__Problem to solve__: In the lines below, output everything from the first line through the line containing "ax.spines[s].set_linewidth(1)" exactly as it is. Pictures are not part of the output.

__Source material__:
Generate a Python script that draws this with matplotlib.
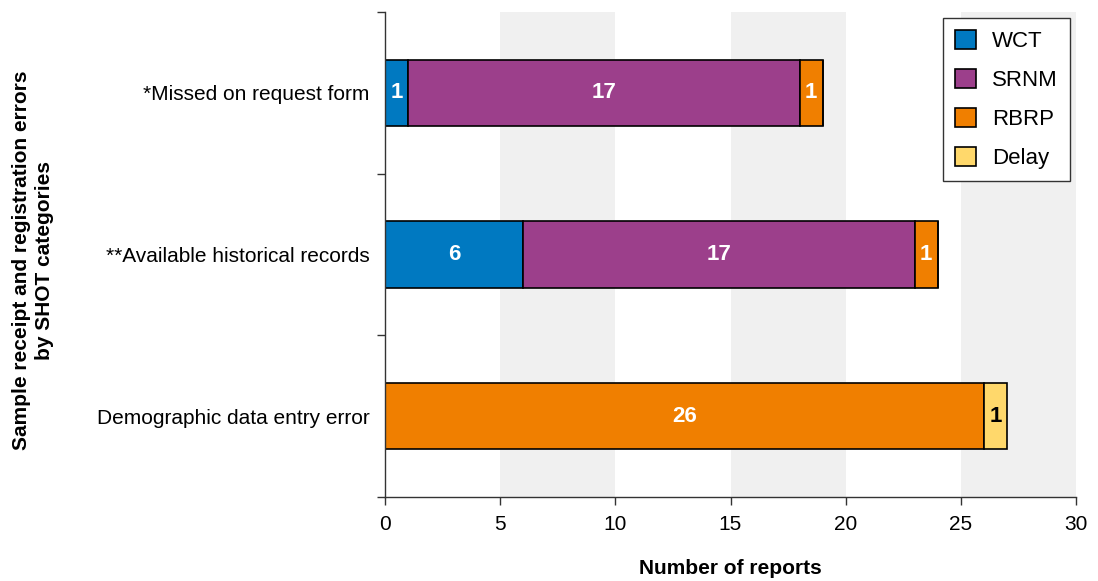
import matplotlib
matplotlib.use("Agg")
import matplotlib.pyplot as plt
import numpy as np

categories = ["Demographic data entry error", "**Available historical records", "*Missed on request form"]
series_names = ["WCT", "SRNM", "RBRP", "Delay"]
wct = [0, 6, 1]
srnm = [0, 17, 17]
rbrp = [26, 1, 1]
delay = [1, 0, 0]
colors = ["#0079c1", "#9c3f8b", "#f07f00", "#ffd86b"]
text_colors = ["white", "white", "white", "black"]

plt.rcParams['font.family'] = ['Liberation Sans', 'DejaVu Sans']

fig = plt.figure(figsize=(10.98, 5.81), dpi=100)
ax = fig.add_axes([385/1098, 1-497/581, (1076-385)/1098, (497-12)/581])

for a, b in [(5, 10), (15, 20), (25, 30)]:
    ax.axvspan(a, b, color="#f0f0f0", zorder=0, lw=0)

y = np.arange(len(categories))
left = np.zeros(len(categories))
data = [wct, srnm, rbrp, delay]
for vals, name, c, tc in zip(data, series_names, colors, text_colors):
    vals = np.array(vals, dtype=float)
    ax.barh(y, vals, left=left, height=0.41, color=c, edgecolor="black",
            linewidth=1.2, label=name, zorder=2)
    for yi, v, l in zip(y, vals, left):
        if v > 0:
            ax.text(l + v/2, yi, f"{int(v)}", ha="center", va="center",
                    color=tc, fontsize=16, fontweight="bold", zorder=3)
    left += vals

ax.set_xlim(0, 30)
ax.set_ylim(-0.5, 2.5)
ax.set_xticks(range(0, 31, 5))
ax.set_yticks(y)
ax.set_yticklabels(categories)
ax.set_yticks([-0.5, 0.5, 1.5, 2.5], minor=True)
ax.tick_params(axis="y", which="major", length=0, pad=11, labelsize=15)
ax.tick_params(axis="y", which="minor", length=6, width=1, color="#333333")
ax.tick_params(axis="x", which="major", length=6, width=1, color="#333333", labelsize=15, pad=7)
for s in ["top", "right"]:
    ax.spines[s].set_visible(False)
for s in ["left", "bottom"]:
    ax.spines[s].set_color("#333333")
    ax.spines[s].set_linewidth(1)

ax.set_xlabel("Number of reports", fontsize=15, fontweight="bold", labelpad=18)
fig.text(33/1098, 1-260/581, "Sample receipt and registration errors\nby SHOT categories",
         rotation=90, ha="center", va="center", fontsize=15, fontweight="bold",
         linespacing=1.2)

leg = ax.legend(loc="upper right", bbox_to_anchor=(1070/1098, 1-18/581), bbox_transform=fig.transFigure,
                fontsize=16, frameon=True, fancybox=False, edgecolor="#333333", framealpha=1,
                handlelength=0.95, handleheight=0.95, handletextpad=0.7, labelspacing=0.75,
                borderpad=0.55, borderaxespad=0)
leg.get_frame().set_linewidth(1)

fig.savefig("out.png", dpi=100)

__Expected answer__:
Generate a Python script that draws this with matplotlib.
import matplotlib
matplotlib.use("Agg")
import matplotlib.pyplot as plt
import numpy as np

categories = ["Demographic data entry error", "**Available historical records", "*Missed on request form"]
series_names = ["WCT", "SRNM", "RBRP", "Delay"]
wct = [0, 6, 1]
srnm = [0, 17, 17]
rbrp = [26, 1, 1]
delay = [1, 0, 0]
colors = ["#0079c1", "#9c3f8b", "#f07f00", "#ffd86b"]
text_colors = ["white", "white", "white", "black"]

plt.rcParams['font.family'] = ['Liberation Sans', 'DejaVu Sans']

fig = plt.figure(figsize=(10.98, 5.81), dpi=100)
ax = fig.add_axes([385/1098, 1-497/581, (1076-385)/1098, (497-12)/581])

for a, b in [(5, 10), (15, 20), (25, 30)]:
    ax.axvspan(a, b, color="#f0f0f0", zorder=0, lw=0)

y = np.arange(len(categories))
left = np.zeros(len(categories))
data = [wct, srnm, rbrp, delay]
for vals, name, c, tc in zip(data, series_names, colors, text_colors):
    vals = np.array(vals, dtype=float)
    ax.barh(y, vals, left=left, height=0.41, color=c, edgecolor="black",
            linewidth=1.2, label=name, zorder=2)
    for yi, v, l in zip(y, vals, left):
        if v > 0:
            ax.text(l + v/2, yi, f"{int(v)}", ha="center", va="center",
                    color=tc, fontsize=16, fontweight="bold", zorder=3)
    left += vals

ax.set_xlim(0, 30)
ax.set_ylim(-0.5, 2.5)
ax.set_xticks(range(0, 31, 5))
ax.set_yticks(y)
ax.set_yticklabels(categories)
ax.set_yticks([-0.5, 0.5, 1.5, 2.5], minor=True)
ax.tick_params(axis="y", which="major", length=0, pad=11, labelsize=15)
ax.tick_params(axis="y", which="minor", length=6, width=1, color="#333333")
ax.tick_params(axis="x", which="major", length=6, width=1, color="#333333", labelsize=15, pad=7)
for s in ["top", "right"]:
    ax.spines[s].set_visible(False)
for s in ["left", "bottom"]:
    ax.spines[s].set_color("#333333")
    ax.spines[s].set_linewidth(1)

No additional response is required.